++++ Source material

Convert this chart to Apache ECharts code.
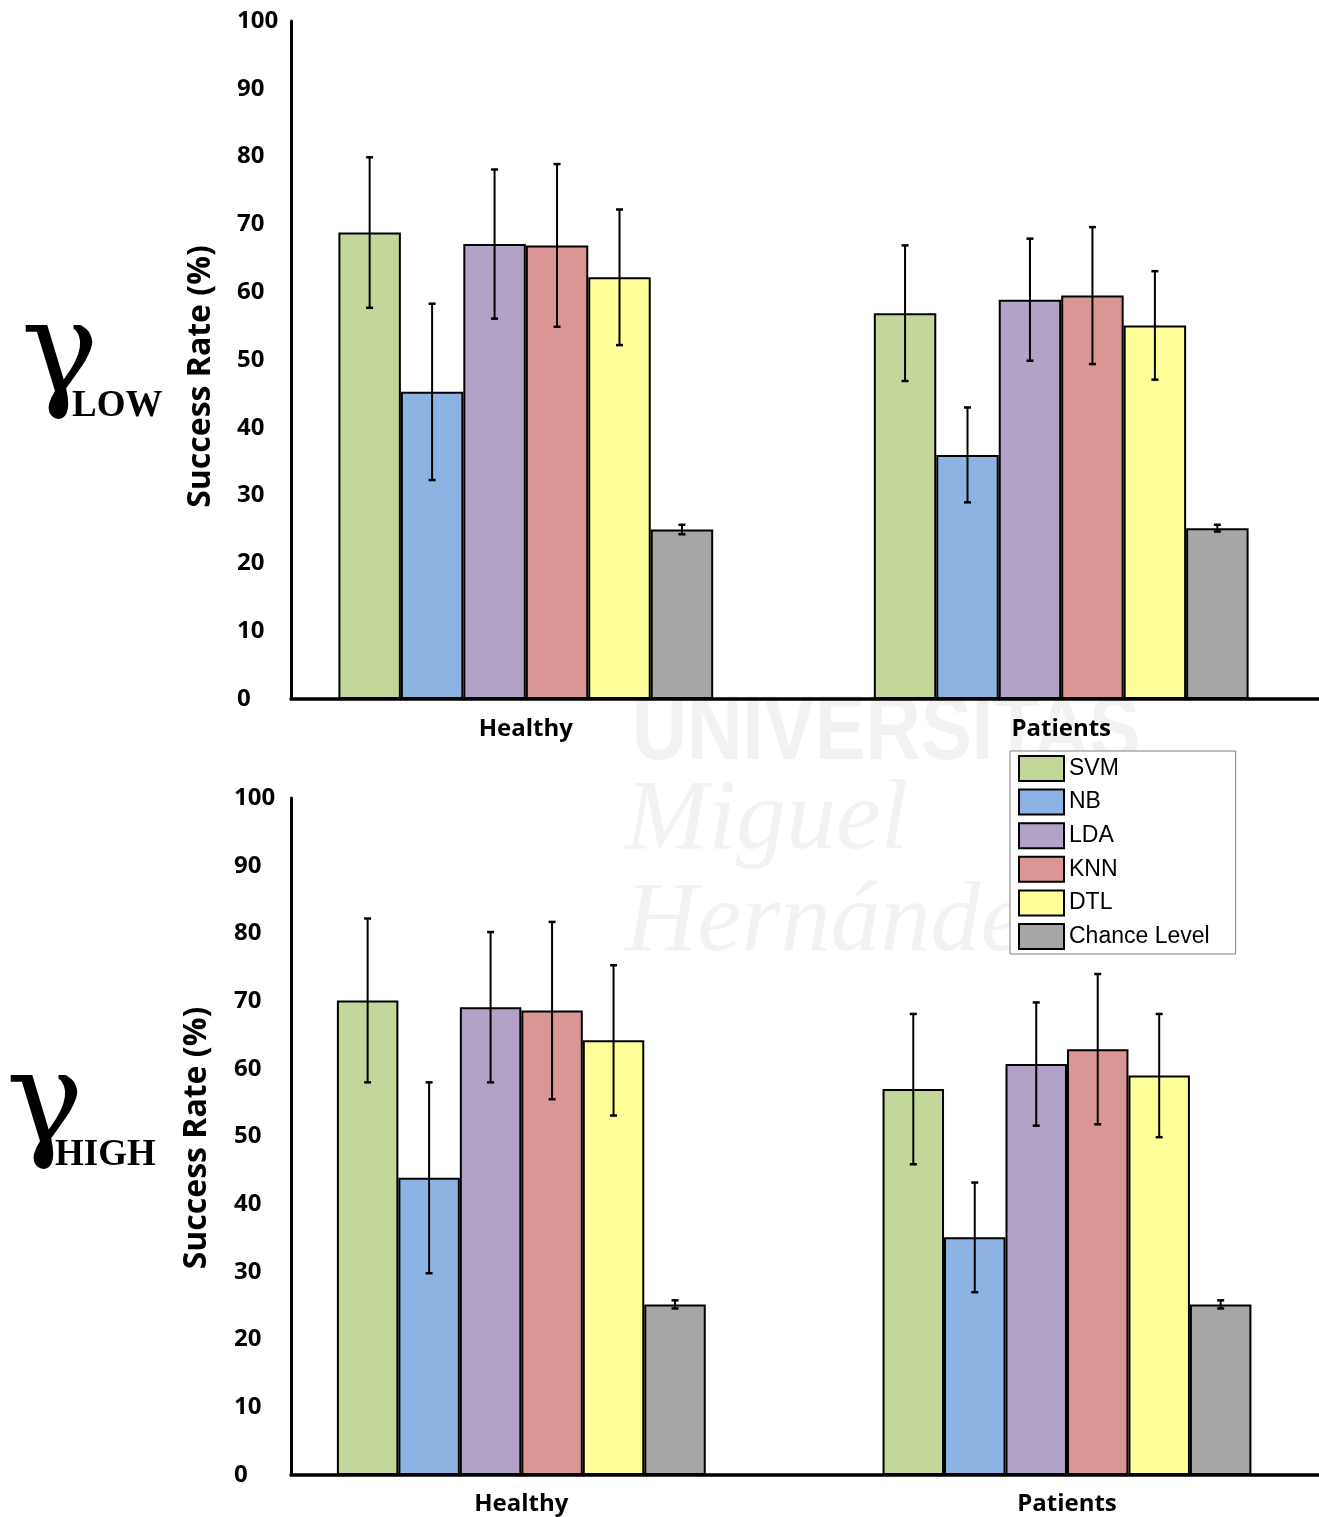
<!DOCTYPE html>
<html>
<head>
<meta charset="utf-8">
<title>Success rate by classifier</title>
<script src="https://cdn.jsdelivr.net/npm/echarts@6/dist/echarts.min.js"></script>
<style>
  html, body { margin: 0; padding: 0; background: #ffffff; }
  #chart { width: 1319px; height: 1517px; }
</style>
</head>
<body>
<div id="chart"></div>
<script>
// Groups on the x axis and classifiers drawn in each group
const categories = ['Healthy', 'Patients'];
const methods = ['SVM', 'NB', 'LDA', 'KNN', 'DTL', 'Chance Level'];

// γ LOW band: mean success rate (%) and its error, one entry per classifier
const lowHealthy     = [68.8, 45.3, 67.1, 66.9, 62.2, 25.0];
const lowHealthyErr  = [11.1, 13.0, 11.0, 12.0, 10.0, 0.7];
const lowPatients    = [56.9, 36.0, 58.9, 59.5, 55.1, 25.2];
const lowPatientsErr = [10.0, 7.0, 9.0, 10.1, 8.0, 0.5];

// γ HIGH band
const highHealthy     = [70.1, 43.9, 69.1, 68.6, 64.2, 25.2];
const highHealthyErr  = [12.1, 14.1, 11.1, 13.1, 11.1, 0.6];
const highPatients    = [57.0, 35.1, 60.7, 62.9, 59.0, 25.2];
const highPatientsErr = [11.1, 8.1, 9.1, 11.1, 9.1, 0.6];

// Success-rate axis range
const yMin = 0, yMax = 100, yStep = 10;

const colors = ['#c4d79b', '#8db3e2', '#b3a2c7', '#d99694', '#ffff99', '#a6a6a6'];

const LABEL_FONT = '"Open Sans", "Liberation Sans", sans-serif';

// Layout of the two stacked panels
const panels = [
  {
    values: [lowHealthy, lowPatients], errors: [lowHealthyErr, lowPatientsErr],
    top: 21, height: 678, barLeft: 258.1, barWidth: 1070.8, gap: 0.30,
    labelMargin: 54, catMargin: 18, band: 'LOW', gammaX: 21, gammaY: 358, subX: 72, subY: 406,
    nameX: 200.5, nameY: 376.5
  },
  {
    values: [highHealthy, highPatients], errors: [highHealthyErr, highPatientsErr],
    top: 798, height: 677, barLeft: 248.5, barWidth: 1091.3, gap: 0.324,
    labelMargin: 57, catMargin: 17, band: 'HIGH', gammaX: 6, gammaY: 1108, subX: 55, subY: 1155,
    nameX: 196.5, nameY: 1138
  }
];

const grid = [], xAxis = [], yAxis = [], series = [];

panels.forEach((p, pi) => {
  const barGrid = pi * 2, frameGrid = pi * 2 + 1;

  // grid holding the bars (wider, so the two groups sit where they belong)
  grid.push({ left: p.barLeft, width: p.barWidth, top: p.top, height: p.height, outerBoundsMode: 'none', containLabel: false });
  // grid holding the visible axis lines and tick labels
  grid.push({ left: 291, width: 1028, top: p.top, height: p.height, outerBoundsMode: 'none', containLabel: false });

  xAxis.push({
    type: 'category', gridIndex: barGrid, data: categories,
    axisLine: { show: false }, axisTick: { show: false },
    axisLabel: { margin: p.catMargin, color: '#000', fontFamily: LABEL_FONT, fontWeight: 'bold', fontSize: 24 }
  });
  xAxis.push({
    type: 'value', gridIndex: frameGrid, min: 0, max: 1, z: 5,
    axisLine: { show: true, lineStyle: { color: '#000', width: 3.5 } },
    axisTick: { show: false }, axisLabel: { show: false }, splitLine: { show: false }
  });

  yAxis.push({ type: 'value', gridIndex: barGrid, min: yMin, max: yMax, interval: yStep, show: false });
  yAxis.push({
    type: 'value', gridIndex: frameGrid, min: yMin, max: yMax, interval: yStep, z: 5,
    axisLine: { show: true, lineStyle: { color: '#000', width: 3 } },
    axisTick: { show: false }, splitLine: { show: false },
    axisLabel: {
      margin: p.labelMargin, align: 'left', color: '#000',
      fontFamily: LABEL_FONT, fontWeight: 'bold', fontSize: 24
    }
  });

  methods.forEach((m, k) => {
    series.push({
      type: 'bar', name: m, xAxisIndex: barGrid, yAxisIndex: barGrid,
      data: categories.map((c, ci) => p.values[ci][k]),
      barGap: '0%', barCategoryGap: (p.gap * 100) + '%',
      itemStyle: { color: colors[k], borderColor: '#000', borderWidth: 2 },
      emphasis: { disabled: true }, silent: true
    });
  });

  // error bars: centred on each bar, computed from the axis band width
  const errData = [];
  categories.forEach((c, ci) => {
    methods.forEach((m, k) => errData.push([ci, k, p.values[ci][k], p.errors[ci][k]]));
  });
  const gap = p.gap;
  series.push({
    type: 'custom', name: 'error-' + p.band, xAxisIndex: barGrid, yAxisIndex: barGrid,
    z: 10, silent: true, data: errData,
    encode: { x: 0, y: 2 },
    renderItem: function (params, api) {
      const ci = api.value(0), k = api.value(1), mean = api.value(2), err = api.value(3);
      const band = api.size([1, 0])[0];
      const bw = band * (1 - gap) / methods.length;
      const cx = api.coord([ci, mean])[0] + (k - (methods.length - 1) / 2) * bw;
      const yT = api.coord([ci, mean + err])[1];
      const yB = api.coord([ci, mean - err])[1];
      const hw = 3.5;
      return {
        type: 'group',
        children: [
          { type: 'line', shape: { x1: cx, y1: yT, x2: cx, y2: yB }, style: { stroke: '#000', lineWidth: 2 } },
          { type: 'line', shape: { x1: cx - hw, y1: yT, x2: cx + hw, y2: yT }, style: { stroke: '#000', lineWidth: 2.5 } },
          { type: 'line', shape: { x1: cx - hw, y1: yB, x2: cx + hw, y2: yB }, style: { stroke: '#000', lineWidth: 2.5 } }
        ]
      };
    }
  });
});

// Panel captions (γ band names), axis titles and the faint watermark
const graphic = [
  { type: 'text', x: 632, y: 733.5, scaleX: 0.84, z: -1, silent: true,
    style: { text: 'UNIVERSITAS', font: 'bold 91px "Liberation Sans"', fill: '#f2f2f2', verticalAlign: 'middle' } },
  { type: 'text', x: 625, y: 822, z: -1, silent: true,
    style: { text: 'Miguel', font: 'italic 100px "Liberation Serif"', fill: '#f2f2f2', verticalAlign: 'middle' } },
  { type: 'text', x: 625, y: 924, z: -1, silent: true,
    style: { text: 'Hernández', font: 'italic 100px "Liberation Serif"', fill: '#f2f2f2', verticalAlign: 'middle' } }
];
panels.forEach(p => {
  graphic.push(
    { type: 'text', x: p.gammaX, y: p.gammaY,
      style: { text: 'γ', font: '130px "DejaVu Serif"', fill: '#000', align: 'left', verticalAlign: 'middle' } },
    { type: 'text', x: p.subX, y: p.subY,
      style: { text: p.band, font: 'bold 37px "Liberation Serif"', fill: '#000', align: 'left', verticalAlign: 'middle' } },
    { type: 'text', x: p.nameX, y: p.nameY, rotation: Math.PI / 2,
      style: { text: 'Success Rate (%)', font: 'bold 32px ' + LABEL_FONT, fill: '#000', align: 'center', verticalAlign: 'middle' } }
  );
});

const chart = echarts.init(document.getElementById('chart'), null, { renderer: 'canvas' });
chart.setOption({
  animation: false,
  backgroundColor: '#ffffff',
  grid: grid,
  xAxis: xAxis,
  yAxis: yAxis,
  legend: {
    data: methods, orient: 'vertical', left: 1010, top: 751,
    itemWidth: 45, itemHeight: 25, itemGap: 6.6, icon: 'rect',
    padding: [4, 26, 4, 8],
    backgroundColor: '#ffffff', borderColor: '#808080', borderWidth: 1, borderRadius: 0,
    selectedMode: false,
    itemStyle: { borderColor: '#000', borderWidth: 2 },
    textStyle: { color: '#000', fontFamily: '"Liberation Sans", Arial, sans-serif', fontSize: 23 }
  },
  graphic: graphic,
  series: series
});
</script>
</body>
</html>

++++++++

→ **To do**:
Leave out any pictures and return exactly the lines from the beginning of the data through the line with "const lowPatientsErr = [10.0, 7.0, 9.0, 10.1, 8.0, 0.5];", inclusive.

→ **Task result**:
Convert this chart to Apache ECharts code.
<!DOCTYPE html>
<html>
<head>
<meta charset="utf-8">
<title>Success rate by classifier</title>
<script src="https://cdn.jsdelivr.net/npm/echarts@6/dist/echarts.min.js"></script>
<style>
  html, body { margin: 0; padding: 0; background: #ffffff; }
  #chart { width: 1319px; height: 1517px; }
</style>
</head>
<body>
<div id="chart"></div>
<script>
// Groups on the x axis and classifiers drawn in each group
const categories = ['Healthy', 'Patients'];
const methods = ['SVM', 'NB', 'LDA', 'KNN', 'DTL', 'Chance Level'];

// γ LOW band: mean success rate (%) and its error, one entry per classifier
const lowHealthy     = [68.8, 45.3, 67.1, 66.9, 62.2, 25.0];
const lowHealthyErr  = [11.1, 13.0, 11.0, 12.0, 10.0, 0.7];
const lowPatients    = [56.9, 36.0, 58.9, 59.5, 55.1, 25.2];
const lowPatientsErr = [10.0, 7.0, 9.0, 10.1, 8.0, 0.5];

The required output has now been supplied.